PROVIDED DATA:
Start
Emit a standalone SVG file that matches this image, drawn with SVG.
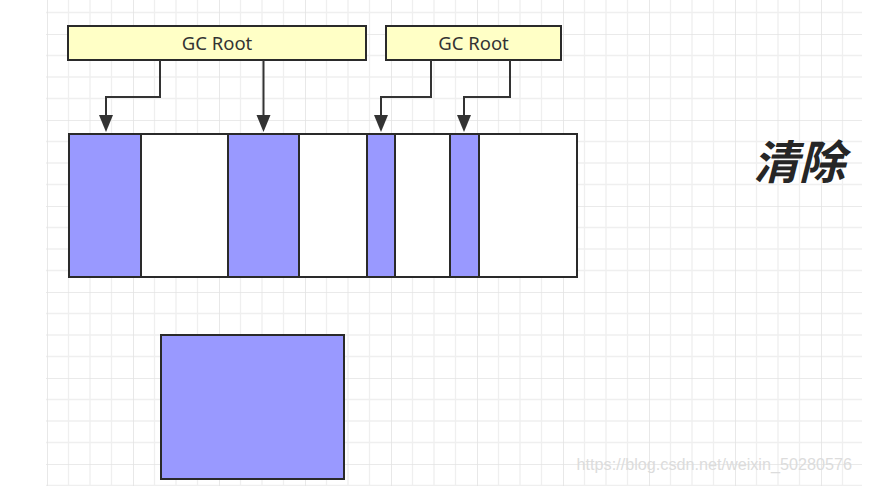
<svg xmlns="http://www.w3.org/2000/svg" width="876" height="486" viewBox="0 0 876 486">
<defs>
<pattern id="grid" patternUnits="userSpaceOnUse" x="47" y="34" width="86" height="86">
<path d="M21.5 0V86M43 0V86M64.5 0V86M0 21.5H86M0 43H86M0 64.5H86" stroke="#efefef" stroke-width="1.3" fill="none"/>
<path d="M0 0V86M0 0H86" stroke="#e3e3e3" stroke-width="1.6" fill="none"/>
</pattern>
<style>
.root{fill:#ffffc6;stroke:#2a2a2a;stroke-width:2}
.lbl{font-family:"Noto Sans","Liberation Sans",sans-serif;font-size:18.5px;fill:#333;text-anchor:middle}
.live{fill:#9999ff;stroke:#2a2a2a;stroke-width:2}
.free{fill:#ffffff;stroke:#2a2a2a;stroke-width:2}
.conn{fill:none;stroke:#333;stroke-width:2}
.head{fill:#333}
</style>
</defs>
<rect width="876" height="486" fill="#fff"/>
<rect x="46" y="0" width="816" height="486" fill="url(#grid)"/>
<g id="gcroot1">
<rect class="root" x="68" y="26" width="298" height="34"/>
<text class="lbl" x="217" y="49.5">GC Root</text>
</g>
<g id="gcroot2">
<rect class="root" x="386" y="26" width="175" height="34"/>
<text class="lbl" x="473.5" y="49.5">GC Root</text>
</g>
<g id="heap">
<rect class="live" x="69" y="134" width="72" height="143"/>
<rect class="free" x="141" y="134" width="87" height="143"/>
<rect class="live" x="228" y="134" width="71" height="143"/>
<rect class="free" x="299" y="134" width="68" height="143"/>
<rect class="live" x="367" y="134" width="28" height="143"/>
<rect class="free" x="395" y="134" width="55" height="143"/>
<rect class="live" x="450" y="134" width="29" height="143"/>
<rect class="free" x="479" y="134" width="98" height="143"/>
</g>
<g id="compacted">
<rect class="live" x="161" y="335" width="183" height="144"/>
</g>
<g id="connectors">
<path class="conn" d="M160 60V97H106V115"/>
<path class="head" d="M99 115L113 115L106 132Z"/>
<path class="conn" d="M263.5 60V115"/>
<path class="head" d="M256.5 115L270.5 115L263.5 132Z"/>
<path class="conn" d="M431 60V97H381V115"/>
<path class="head" d="M374 115L388 115L381 132Z"/>
<path class="conn" d="M510 60V97H464V115"/>
<path class="head" d="M457 115L471 115L464 132Z"/>
</g>
<g id="title">
<text x="799" y="179" font-family="'Noto Sans CJK SC',sans-serif" font-size="46" font-weight="bold" font-style="italic" fill="#262626" text-anchor="middle">清除</text>
</g>
<text x="852" y="470" font-family="'Liberation Sans',Arial,sans-serif" font-size="16.2" fill="#dcdcdc" text-anchor="end">https://blog.csdn.net/weixin_50280576</text>
</svg>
End
REQUIREMENTS: Transcribe each line above verbatim, with the pictures left out.

WRITTEN ANSWER:
Emit a standalone SVG file that matches this image, drawn with SVG.
<svg xmlns="http://www.w3.org/2000/svg" width="876" height="486" viewBox="0 0 876 486">
<defs>
<pattern id="grid" patternUnits="userSpaceOnUse" x="47" y="34" width="86" height="86">
<path d="M21.5 0V86M43 0V86M64.5 0V86M0 21.5H86M0 43H86M0 64.5H86" stroke="#efefef" stroke-width="1.3" fill="none"/>
<path d="M0 0V86M0 0H86" stroke="#e3e3e3" stroke-width="1.6" fill="none"/>
</pattern>
<style>
.root{fill:#ffffc6;stroke:#2a2a2a;stroke-width:2}
.lbl{font-family:"Noto Sans","Liberation Sans",sans-serif;font-size:18.5px;fill:#333;text-anchor:middle}
.live{fill:#9999ff;stroke:#2a2a2a;stroke-width:2}
.free{fill:#ffffff;stroke:#2a2a2a;stroke-width:2}
.conn{fill:none;stroke:#333;stroke-width:2}
.head{fill:#333}
</style>
</defs>
<rect width="876" height="486" fill="#fff"/>
<rect x="46" y="0" width="816" height="486" fill="url(#grid)"/>
<g id="gcroot1">
<rect class="root" x="68" y="26" width="298" height="34"/>
<text class="lbl" x="217" y="49.5">GC Root</text>
</g>
<g id="gcroot2">
<rect class="root" x="386" y="26" width="175" height="34"/>
<text class="lbl" x="473.5" y="49.5">GC Root</text>
</g>
<g id="heap">
<rect class="live" x="69" y="134" width="72" height="143"/>
<rect class="free" x="141" y="134" width="87" height="143"/>
<rect class="live" x="228" y="134" width="71" height="143"/>
<rect class="free" x="299" y="134" width="68" height="143"/>
<rect class="live" x="367" y="134" width="28" height="143"/>
<rect class="free" x="395" y="134" width="55" height="143"/>
<rect class="live" x="450" y="134" width="29" height="143"/>
<rect class="free" x="479" y="134" width="98" height="143"/>
</g>
<g id="compacted">
<rect class="live" x="161" y="335" width="183" height="144"/>
</g>
<g id="connectors">
<path class="conn" d="M160 60V97H106V115"/>
<path class="head" d="M99 115L113 115L106 132Z"/>
<path class="conn" d="M263.5 60V115"/>
<path class="head" d="M256.5 115L270.5 115L263.5 132Z"/>
<path class="conn" d="M431 60V97H381V115"/>
<path class="head" d="M374 115L388 115L381 132Z"/>
<path class="conn" d="M510 60V97H464V115"/>
<path class="head" d="M457 115L471 115L464 132Z"/>
</g>
<g id="title">
<text x="799" y="179" font-family="'Noto Sans CJK SC',sans-serif" font-size="46" font-weight="bold" font-style="italic" fill="#262626" text-anchor="middle">清除</text>
</g>
<text x="852" y="470" font-family="'Liberation Sans',Arial,sans-serif" font-size="16.2" fill="#dcdcdc" text-anchor="end">https://blog.csdn.net/weixin_50280576</text>
</svg>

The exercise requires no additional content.